> **Work instructions**
Reproduce all the lines exactly as they stand, apart from the pictures.

## BEGIN Material supplied

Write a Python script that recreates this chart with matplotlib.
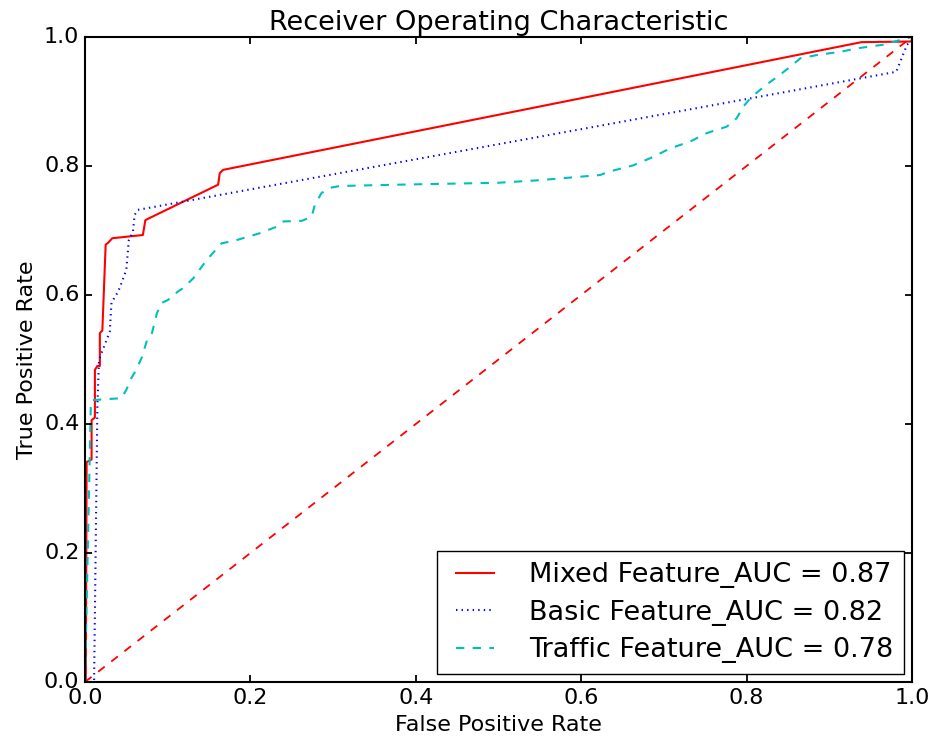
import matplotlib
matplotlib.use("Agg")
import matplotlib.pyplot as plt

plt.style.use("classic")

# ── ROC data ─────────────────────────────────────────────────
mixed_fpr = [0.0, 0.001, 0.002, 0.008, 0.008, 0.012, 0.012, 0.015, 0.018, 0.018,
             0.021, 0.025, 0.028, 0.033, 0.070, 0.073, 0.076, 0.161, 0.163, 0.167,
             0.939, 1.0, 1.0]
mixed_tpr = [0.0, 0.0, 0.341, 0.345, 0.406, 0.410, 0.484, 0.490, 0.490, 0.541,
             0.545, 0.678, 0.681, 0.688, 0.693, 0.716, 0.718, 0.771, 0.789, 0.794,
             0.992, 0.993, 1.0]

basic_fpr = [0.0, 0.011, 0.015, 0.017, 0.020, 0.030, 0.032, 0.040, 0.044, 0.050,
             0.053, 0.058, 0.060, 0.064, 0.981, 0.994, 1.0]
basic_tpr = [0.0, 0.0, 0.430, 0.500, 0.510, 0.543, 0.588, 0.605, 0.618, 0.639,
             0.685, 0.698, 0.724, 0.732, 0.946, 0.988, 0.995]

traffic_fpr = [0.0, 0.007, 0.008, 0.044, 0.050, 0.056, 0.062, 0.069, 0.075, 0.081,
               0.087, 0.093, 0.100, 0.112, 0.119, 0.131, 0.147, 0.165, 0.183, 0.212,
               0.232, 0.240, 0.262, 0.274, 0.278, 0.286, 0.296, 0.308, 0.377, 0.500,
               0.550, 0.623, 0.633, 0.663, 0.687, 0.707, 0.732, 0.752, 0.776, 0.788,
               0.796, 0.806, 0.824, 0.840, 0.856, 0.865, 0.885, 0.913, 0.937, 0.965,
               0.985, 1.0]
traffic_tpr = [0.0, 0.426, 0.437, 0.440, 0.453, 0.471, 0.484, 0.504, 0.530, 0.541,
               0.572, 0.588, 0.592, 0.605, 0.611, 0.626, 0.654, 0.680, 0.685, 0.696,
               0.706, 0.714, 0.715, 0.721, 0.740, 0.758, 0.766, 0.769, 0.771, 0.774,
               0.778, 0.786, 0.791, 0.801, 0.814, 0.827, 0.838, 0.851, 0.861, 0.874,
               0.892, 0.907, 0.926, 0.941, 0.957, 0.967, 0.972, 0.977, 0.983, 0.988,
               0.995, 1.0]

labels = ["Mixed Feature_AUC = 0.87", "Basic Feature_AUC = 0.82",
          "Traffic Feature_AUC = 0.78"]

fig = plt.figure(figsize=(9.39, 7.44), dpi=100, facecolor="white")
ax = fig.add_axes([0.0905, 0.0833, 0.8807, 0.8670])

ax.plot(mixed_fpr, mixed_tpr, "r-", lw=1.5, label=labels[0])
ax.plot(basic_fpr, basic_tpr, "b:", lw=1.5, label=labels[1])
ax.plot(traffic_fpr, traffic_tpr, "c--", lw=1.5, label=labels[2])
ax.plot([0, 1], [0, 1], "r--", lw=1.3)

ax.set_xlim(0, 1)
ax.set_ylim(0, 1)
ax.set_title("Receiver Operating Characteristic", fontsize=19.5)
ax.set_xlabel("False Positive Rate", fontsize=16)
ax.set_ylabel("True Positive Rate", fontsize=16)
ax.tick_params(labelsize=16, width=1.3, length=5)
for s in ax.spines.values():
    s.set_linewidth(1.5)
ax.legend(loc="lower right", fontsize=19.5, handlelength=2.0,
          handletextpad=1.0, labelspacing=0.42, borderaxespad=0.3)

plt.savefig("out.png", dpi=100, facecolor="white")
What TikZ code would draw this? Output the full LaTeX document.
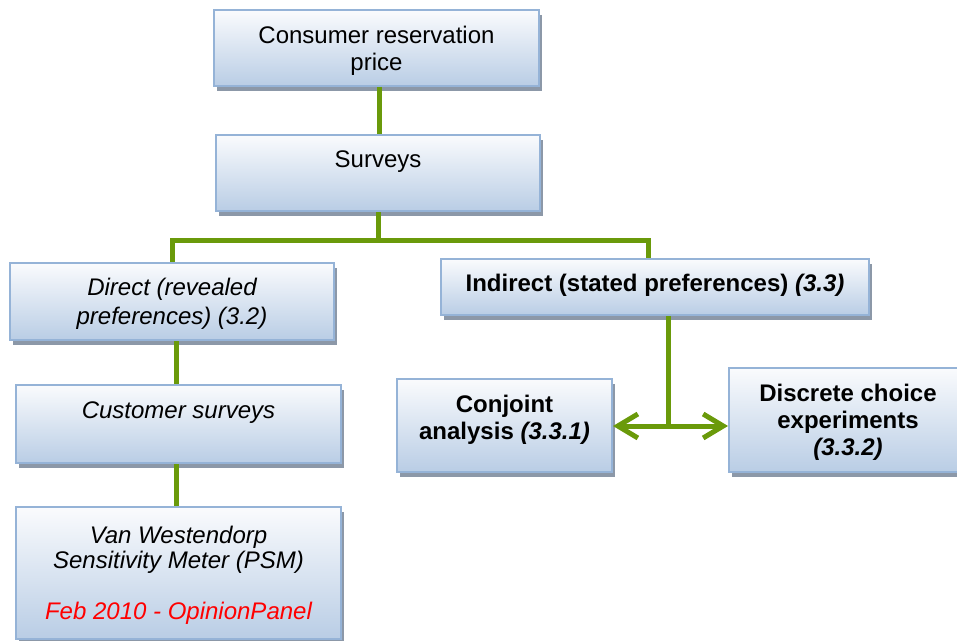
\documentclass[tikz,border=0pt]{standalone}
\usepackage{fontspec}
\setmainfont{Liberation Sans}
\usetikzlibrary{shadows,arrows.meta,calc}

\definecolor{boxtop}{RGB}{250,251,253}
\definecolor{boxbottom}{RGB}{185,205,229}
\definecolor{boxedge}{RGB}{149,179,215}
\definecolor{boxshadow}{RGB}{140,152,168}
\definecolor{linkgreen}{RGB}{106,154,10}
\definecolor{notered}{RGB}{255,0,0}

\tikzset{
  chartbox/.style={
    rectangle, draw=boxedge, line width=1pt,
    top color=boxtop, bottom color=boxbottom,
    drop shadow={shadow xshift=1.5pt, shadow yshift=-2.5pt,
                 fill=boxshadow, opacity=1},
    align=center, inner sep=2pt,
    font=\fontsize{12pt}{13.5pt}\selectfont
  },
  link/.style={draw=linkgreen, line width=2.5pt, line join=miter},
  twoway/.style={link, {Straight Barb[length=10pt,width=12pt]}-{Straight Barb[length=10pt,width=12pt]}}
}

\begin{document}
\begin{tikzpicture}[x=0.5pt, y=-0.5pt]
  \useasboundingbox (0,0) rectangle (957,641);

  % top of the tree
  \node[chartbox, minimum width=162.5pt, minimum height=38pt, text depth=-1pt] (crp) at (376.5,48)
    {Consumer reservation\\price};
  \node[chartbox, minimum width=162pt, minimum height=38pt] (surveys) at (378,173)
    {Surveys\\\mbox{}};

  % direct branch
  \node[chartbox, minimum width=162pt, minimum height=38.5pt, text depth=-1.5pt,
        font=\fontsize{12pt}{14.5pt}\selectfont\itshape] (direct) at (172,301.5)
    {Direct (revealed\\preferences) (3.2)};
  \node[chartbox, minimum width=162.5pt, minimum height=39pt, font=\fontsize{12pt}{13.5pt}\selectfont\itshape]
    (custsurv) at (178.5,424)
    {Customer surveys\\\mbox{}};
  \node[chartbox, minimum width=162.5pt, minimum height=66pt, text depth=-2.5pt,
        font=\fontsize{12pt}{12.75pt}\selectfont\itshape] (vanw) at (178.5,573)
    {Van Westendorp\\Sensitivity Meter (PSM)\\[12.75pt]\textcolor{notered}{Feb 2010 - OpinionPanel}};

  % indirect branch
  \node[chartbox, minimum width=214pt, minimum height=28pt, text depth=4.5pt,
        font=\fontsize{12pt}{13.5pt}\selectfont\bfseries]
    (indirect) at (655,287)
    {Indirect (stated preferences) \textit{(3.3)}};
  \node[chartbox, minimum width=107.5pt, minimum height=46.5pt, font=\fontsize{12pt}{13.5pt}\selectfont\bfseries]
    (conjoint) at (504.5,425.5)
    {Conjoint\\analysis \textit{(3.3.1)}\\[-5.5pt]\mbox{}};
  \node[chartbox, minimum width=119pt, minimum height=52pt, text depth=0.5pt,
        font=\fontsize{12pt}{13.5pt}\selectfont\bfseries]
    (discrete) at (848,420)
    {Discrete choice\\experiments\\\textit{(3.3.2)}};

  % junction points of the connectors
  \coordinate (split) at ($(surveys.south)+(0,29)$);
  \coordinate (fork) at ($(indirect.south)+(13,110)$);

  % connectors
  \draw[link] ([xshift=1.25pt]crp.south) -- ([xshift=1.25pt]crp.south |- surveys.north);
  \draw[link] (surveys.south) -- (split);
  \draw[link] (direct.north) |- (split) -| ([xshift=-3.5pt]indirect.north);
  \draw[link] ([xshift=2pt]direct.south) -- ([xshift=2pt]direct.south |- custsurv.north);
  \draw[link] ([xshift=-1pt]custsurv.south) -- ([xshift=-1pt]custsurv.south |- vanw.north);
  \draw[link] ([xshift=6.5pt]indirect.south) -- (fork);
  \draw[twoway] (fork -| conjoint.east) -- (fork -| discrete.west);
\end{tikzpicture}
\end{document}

## END Material supplied

> **Response to the exercise**
Write a Python script that recreates this chart with matplotlib.
import matplotlib
matplotlib.use("Agg")
import matplotlib.pyplot as plt

plt.style.use("classic")

# ── ROC data ─────────────────────────────────────────────────
mixed_fpr = [0.0, 0.001, 0.002, 0.008, 0.008, 0.012, 0.012, 0.015, 0.018, 0.018,
             0.021, 0.025, 0.028, 0.033, 0.070, 0.073, 0.076, 0.161, 0.163, 0.167,
             0.939, 1.0, 1.0]
mixed_tpr = [0.0, 0.0, 0.341, 0.345, 0.406, 0.410, 0.484, 0.490, 0.490, 0.541,
             0.545, 0.678, 0.681, 0.688, 0.693, 0.716, 0.718, 0.771, 0.789, 0.794,
             0.992, 0.993, 1.0]

basic_fpr = [0.0, 0.011, 0.015, 0.017, 0.020, 0.030, 0.032, 0.040, 0.044, 0.050,
             0.053, 0.058, 0.060, 0.064, 0.981, 0.994, 1.0]
basic_tpr = [0.0, 0.0, 0.430, 0.500, 0.510, 0.543, 0.588, 0.605, 0.618, 0.639,
             0.685, 0.698, 0.724, 0.732, 0.946, 0.988, 0.995]

traffic_fpr = [0.0, 0.007, 0.008, 0.044, 0.050, 0.056, 0.062, 0.069, 0.075, 0.081,
               0.087, 0.093, 0.100, 0.112, 0.119, 0.131, 0.147, 0.165, 0.183, 0.212,
               0.232, 0.240, 0.262, 0.274, 0.278, 0.286, 0.296, 0.308, 0.377, 0.500,
               0.550, 0.623, 0.633, 0.663, 0.687, 0.707, 0.732, 0.752, 0.776, 0.788,
               0.796, 0.806, 0.824, 0.840, 0.856, 0.865, 0.885, 0.913, 0.937, 0.965,
               0.985, 1.0]
traffic_tpr = [0.0, 0.426, 0.437, 0.440, 0.453, 0.471, 0.484, 0.504, 0.530, 0.541,
               0.572, 0.588, 0.592, 0.605, 0.611, 0.626, 0.654, 0.680, 0.685, 0.696,
               0.706, 0.714, 0.715, 0.721, 0.740, 0.758, 0.766, 0.769, 0.771, 0.774,
               0.778, 0.786, 0.791, 0.801, 0.814, 0.827, 0.838, 0.851, 0.861, 0.874,
               0.892, 0.907, 0.926, 0.941, 0.957, 0.967, 0.972, 0.977, 0.983, 0.988,
               0.995, 1.0]

labels = ["Mixed Feature_AUC = 0.87", "Basic Feature_AUC = 0.82",
          "Traffic Feature_AUC = 0.78"]

fig = plt.figure(figsize=(9.39, 7.44), dpi=100, facecolor="white")
ax = fig.add_axes([0.0905, 0.0833, 0.8807, 0.8670])

ax.plot(mixed_fpr, mixed_tpr, "r-", lw=1.5, label=labels[0])
ax.plot(basic_fpr, basic_tpr, "b:", lw=1.5, label=labels[1])
ax.plot(traffic_fpr, traffic_tpr, "c--", lw=1.5, label=labels[2])
ax.plot([0, 1], [0, 1], "r--", lw=1.3)

ax.set_xlim(0, 1)
ax.set_ylim(0, 1)
ax.set_title("Receiver Operating Characteristic", fontsize=19.5)
ax.set_xlabel("False Positive Rate", fontsize=16)
ax.set_ylabel("True Positive Rate", fontsize=16)
ax.tick_params(labelsize=16, width=1.3, length=5)
for s in ax.spines.values():
    s.set_linewidth(1.5)
ax.legend(loc="lower right", fontsize=19.5, handlelength=2.0,
          handletextpad=1.0, labelspacing=0.42, borderaxespad=0.3)

plt.savefig("out.png", dpi=100, facecolor="white")
What TikZ code would draw this? Output the full LaTeX document.
\documentclass[tikz,border=0pt]{standalone}
\usepackage{fontspec}
\setmainfont{Liberation Sans}
\usetikzlibrary{shadows,arrows.meta,calc}

\definecolor{boxtop}{RGB}{250,251,253}
\definecolor{boxbottom}{RGB}{185,205,229}
\definecolor{boxedge}{RGB}{149,179,215}
\definecolor{boxshadow}{RGB}{140,152,168}
\definecolor{linkgreen}{RGB}{106,154,10}
\definecolor{notered}{RGB}{255,0,0}

\tikzset{
  chartbox/.style={
    rectangle, draw=boxedge, line width=1pt,
    top color=boxtop, bottom color=boxbottom,
    drop shadow={shadow xshift=1.5pt, shadow yshift=-2.5pt,
                 fill=boxshadow, opacity=1},
    align=center, inner sep=2pt,
    font=\fontsize{12pt}{13.5pt}\selectfont
  },
  link/.style={draw=linkgreen, line width=2.5pt, line join=miter},
  twoway/.style={link, {Straight Barb[length=10pt,width=12pt]}-{Straight Barb[length=10pt,width=12pt]}}
}

\begin{document}
\begin{tikzpicture}[x=0.5pt, y=-0.5pt]
  \useasboundingbox (0,0) rectangle (957,641);

  % top of the tree
  \node[chartbox, minimum width=162.5pt, minimum height=38pt, text depth=-1pt] (crp) at (376.5,48)
    {Consumer reservation\\price};
  \node[chartbox, minimum width=162pt, minimum height=38pt] (surveys) at (378,173)
    {Surveys\\\mbox{}};

  % direct branch
  \node[chartbox, minimum width=162pt, minimum height=38.5pt, text depth=-1.5pt,
        font=\fontsize{12pt}{14.5pt}\selectfont\itshape] (direct) at (172,301.5)
    {Direct (revealed\\preferences) (3.2)};
  \node[chartbox, minimum width=162.5pt, minimum height=39pt, font=\fontsize{12pt}{13.5pt}\selectfont\itshape]
    (custsurv) at (178.5,424)
    {Customer surveys\\\mbox{}};
  \node[chartbox, minimum width=162.5pt, minimum height=66pt, text depth=-2.5pt,
        font=\fontsize{12pt}{12.75pt}\selectfont\itshape] (vanw) at (178.5,573)
    {Van Westendorp\\Sensitivity Meter (PSM)\\[12.75pt]\textcolor{notered}{Feb 2010 - OpinionPanel}};

  % indirect branch
  \node[chartbox, minimum width=214pt, minimum height=28pt, text depth=4.5pt,
        font=\fontsize{12pt}{13.5pt}\selectfont\bfseries]
    (indirect) at (655,287)
    {Indirect (stated preferences) \textit{(3.3)}};
  \node[chartbox, minimum width=107.5pt, minimum height=46.5pt, font=\fontsize{12pt}{13.5pt}\selectfont\bfseries]
    (conjoint) at (504.5,425.5)
    {Conjoint\\analysis \textit{(3.3.1)}\\[-5.5pt]\mbox{}};
  \node[chartbox, minimum width=119pt, minimum height=52pt, text depth=0.5pt,
        font=\fontsize{12pt}{13.5pt}\selectfont\bfseries]
    (discrete) at (848,420)
    {Discrete choice\\experiments\\\textit{(3.3.2)}};

  % junction points of the connectors
  \coordinate (split) at ($(surveys.south)+(0,29)$);
  \coordinate (fork) at ($(indirect.south)+(13,110)$);

  % connectors
  \draw[link] ([xshift=1.25pt]crp.south) -- ([xshift=1.25pt]crp.south |- surveys.north);
  \draw[link] (surveys.south) -- (split);
  \draw[link] (direct.north) |- (split) -| ([xshift=-3.5pt]indirect.north);
  \draw[link] ([xshift=2pt]direct.south) -- ([xshift=2pt]direct.south |- custsurv.north);
  \draw[link] ([xshift=-1pt]custsurv.south) -- ([xshift=-1pt]custsurv.south |- vanw.north);
  \draw[link] ([xshift=6.5pt]indirect.south) -- (fork);
  \draw[twoway] (fork -| conjoint.east) -- (fork -| discrete.west);
\end{tikzpicture}
\end{document}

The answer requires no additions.